▸ Problem statement
Exactly as written, quote every line that follows, skipping the images.

++++ Data shown ++++

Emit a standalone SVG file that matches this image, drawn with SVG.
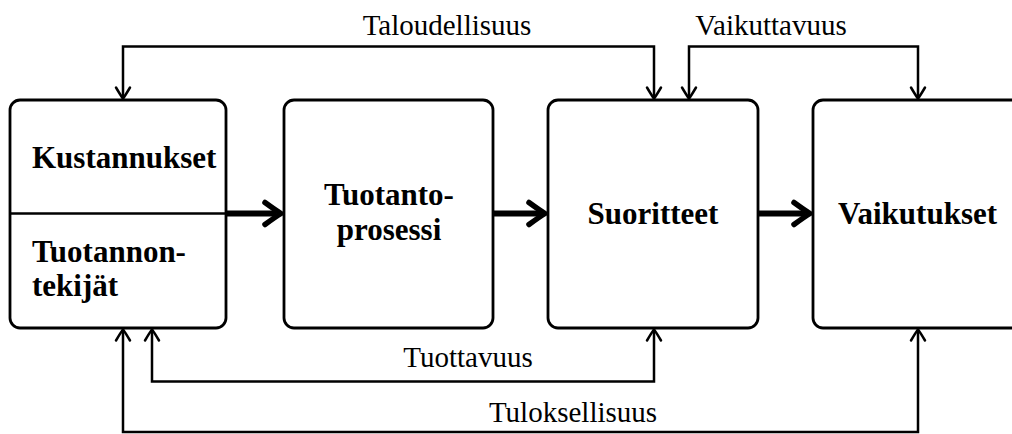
<svg xmlns="http://www.w3.org/2000/svg" width="1012" height="434" viewBox="0 0 1012 434">
  <style>
    .box { fill: #ffffff; stroke: #000000; stroke-width: 2.8; }
    .conn { fill: none; stroke: #000000; stroke-width: 2.5; }
    .thick { fill: none; stroke: #000000; stroke-width: 6; }
    .lbl { font-family: "Liberation Serif", "Times New Roman", serif; font-size: 29px; fill: #000000; }
    .bold { font-family: "Liberation Serif", "Times New Roman", serif; font-size: 31px; font-weight: bold; fill: #000000; }
  </style>
  <defs>
    <marker id="thin" markerUnits="userSpaceOnUse" markerWidth="20" markerHeight="20" viewBox="-12 -10 14 20" refX="0" refY="0" orient="auto-start-reverse" overflow="visible">
      <path d="M -11,-7 Q -2.5,-2 0,0 Q -2.5,2 -11,7" fill="none" stroke="#000" stroke-width="2.5" stroke-linecap="round" stroke-linejoin="round"/>
    </marker>
    <marker id="big" markerUnits="userSpaceOnUse" markerWidth="30" markerHeight="30" viewBox="-20 -15 24 30" refX="0" refY="0" orient="auto" overflow="visible">
      <path d="M -11,-11 Q 0,-3 5,0 Q 0,3 -11,11" fill="none" stroke="#000" stroke-width="5.5" stroke-linecap="round" stroke-linejoin="round"/>
    </marker>
  </defs>

  <g id="node-panokset">
    <rect x="10" y="100" width="216" height="228" rx="10" ry="10" class="box"/>
    <text x="32" y="168" class="bold">Kustannukset</text>
    <text x="32" y="262" class="bold">Tuotannon-</text>
    <text x="32" y="296" class="bold">tekijät</text>
  </g>

  <g id="node-prosessi">
    <rect x="284" y="100" width="209" height="228" rx="10" ry="10" class="box"/>
    <text x="389" y="205" class="bold" text-anchor="middle">Tuotanto-</text>
    <text x="389" y="240" class="bold" text-anchor="middle">prosessi</text>
  </g>

  <g id="node-suoritteet">
    <rect x="548" y="100" width="210" height="228" rx="10" ry="10" class="box"/>
    <text x="653" y="224" class="bold" text-anchor="middle">Suoritteet</text>
  </g>

  <g id="node-vaikutukset">
    <rect x="813" y="100" width="209" height="228" rx="10" ry="10" class="box"/>
    <text x="917.5" y="224" class="bold" text-anchor="middle">Vaikutukset</text>
  </g>

  <g id="connectors">
    <line x1="10" y1="213.5" x2="226" y2="213.5" class="conn"/>
    <line x1="226" y1="213.5" x2="276" y2="213.5" class="thick" marker-end="url(#big)"/>
    <line x1="493" y1="213.5" x2="540" y2="213.5" class="thick" marker-end="url(#big)"/>
    <line x1="758" y1="213.5" x2="805" y2="213.5" class="thick" marker-end="url(#big)"/>

    <path d="M 123,98.5 V 46.5 H 654 V 98.5" class="conn" marker-start="url(#thin)" marker-end="url(#thin)"/>
    <path d="M 689,98.5 V 46.5 H 918 V 98.5" class="conn" marker-start="url(#thin)" marker-end="url(#thin)"/>
    <path d="M 152,329.5 V 381.5 H 654 V 329.5" class="conn" marker-start="url(#thin)" marker-end="url(#thin)"/>
    <path d="M 123,329.5 V 432 H 918 V 329.5" class="conn" marker-start="url(#thin)" marker-end="url(#thin)"/>

    <text x="447" y="35" class="lbl" text-anchor="middle">Taloudellisuus</text>
    <text x="771" y="35" class="lbl" text-anchor="middle">Vaikuttavuus</text>
    <text x="468" y="367" class="lbl" text-anchor="middle">Tuottavuus</text>
    <text x="573" y="422" class="lbl" text-anchor="middle">Tuloksellisuus</text>
  </g>
</svg>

++++

▸ Complete response
Emit a standalone SVG file that matches this image, drawn with SVG.
<svg xmlns="http://www.w3.org/2000/svg" width="1012" height="434" viewBox="0 0 1012 434">
  <style>
    .box { fill: #ffffff; stroke: #000000; stroke-width: 2.8; }
    .conn { fill: none; stroke: #000000; stroke-width: 2.5; }
    .thick { fill: none; stroke: #000000; stroke-width: 6; }
    .lbl { font-family: "Liberation Serif", "Times New Roman", serif; font-size: 29px; fill: #000000; }
    .bold { font-family: "Liberation Serif", "Times New Roman", serif; font-size: 31px; font-weight: bold; fill: #000000; }
  </style>
  <defs>
    <marker id="thin" markerUnits="userSpaceOnUse" markerWidth="20" markerHeight="20" viewBox="-12 -10 14 20" refX="0" refY="0" orient="auto-start-reverse" overflow="visible">
      <path d="M -11,-7 Q -2.5,-2 0,0 Q -2.5,2 -11,7" fill="none" stroke="#000" stroke-width="2.5" stroke-linecap="round" stroke-linejoin="round"/>
    </marker>
    <marker id="big" markerUnits="userSpaceOnUse" markerWidth="30" markerHeight="30" viewBox="-20 -15 24 30" refX="0" refY="0" orient="auto" overflow="visible">
      <path d="M -11,-11 Q 0,-3 5,0 Q 0,3 -11,11" fill="none" stroke="#000" stroke-width="5.5" stroke-linecap="round" stroke-linejoin="round"/>
    </marker>
  </defs>

  <g id="node-panokset">
    <rect x="10" y="100" width="216" height="228" rx="10" ry="10" class="box"/>
    <text x="32" y="168" class="bold">Kustannukset</text>
    <text x="32" y="262" class="bold">Tuotannon-</text>
    <text x="32" y="296" class="bold">tekijät</text>
  </g>

  <g id="node-prosessi">
    <rect x="284" y="100" width="209" height="228" rx="10" ry="10" class="box"/>
    <text x="389" y="205" class="bold" text-anchor="middle">Tuotanto-</text>
    <text x="389" y="240" class="bold" text-anchor="middle">prosessi</text>
  </g>

  <g id="node-suoritteet">
    <rect x="548" y="100" width="210" height="228" rx="10" ry="10" class="box"/>
    <text x="653" y="224" class="bold" text-anchor="middle">Suoritteet</text>
  </g>

  <g id="node-vaikutukset">
    <rect x="813" y="100" width="209" height="228" rx="10" ry="10" class="box"/>
    <text x="917.5" y="224" class="bold" text-anchor="middle">Vaikutukset</text>
  </g>

  <g id="connectors">
    <line x1="10" y1="213.5" x2="226" y2="213.5" class="conn"/>
    <line x1="226" y1="213.5" x2="276" y2="213.5" class="thick" marker-end="url(#big)"/>
    <line x1="493" y1="213.5" x2="540" y2="213.5" class="thick" marker-end="url(#big)"/>
    <line x1="758" y1="213.5" x2="805" y2="213.5" class="thick" marker-end="url(#big)"/>

    <path d="M 123,98.5 V 46.5 H 654 V 98.5" class="conn" marker-start="url(#thin)" marker-end="url(#thin)"/>
    <path d="M 689,98.5 V 46.5 H 918 V 98.5" class="conn" marker-start="url(#thin)" marker-end="url(#thin)"/>
    <path d="M 152,329.5 V 381.5 H 654 V 329.5" class="conn" marker-start="url(#thin)" marker-end="url(#thin)"/>
    <path d="M 123,329.5 V 432 H 918 V 329.5" class="conn" marker-start="url(#thin)" marker-end="url(#thin)"/>

    <text x="447" y="35" class="lbl" text-anchor="middle">Taloudellisuus</text>
    <text x="771" y="35" class="lbl" text-anchor="middle">Vaikuttavuus</text>
    <text x="468" y="367" class="lbl" text-anchor="middle">Tuottavuus</text>
    <text x="573" y="422" class="lbl" text-anchor="middle">Tuloksellisuus</text>
  </g>
</svg>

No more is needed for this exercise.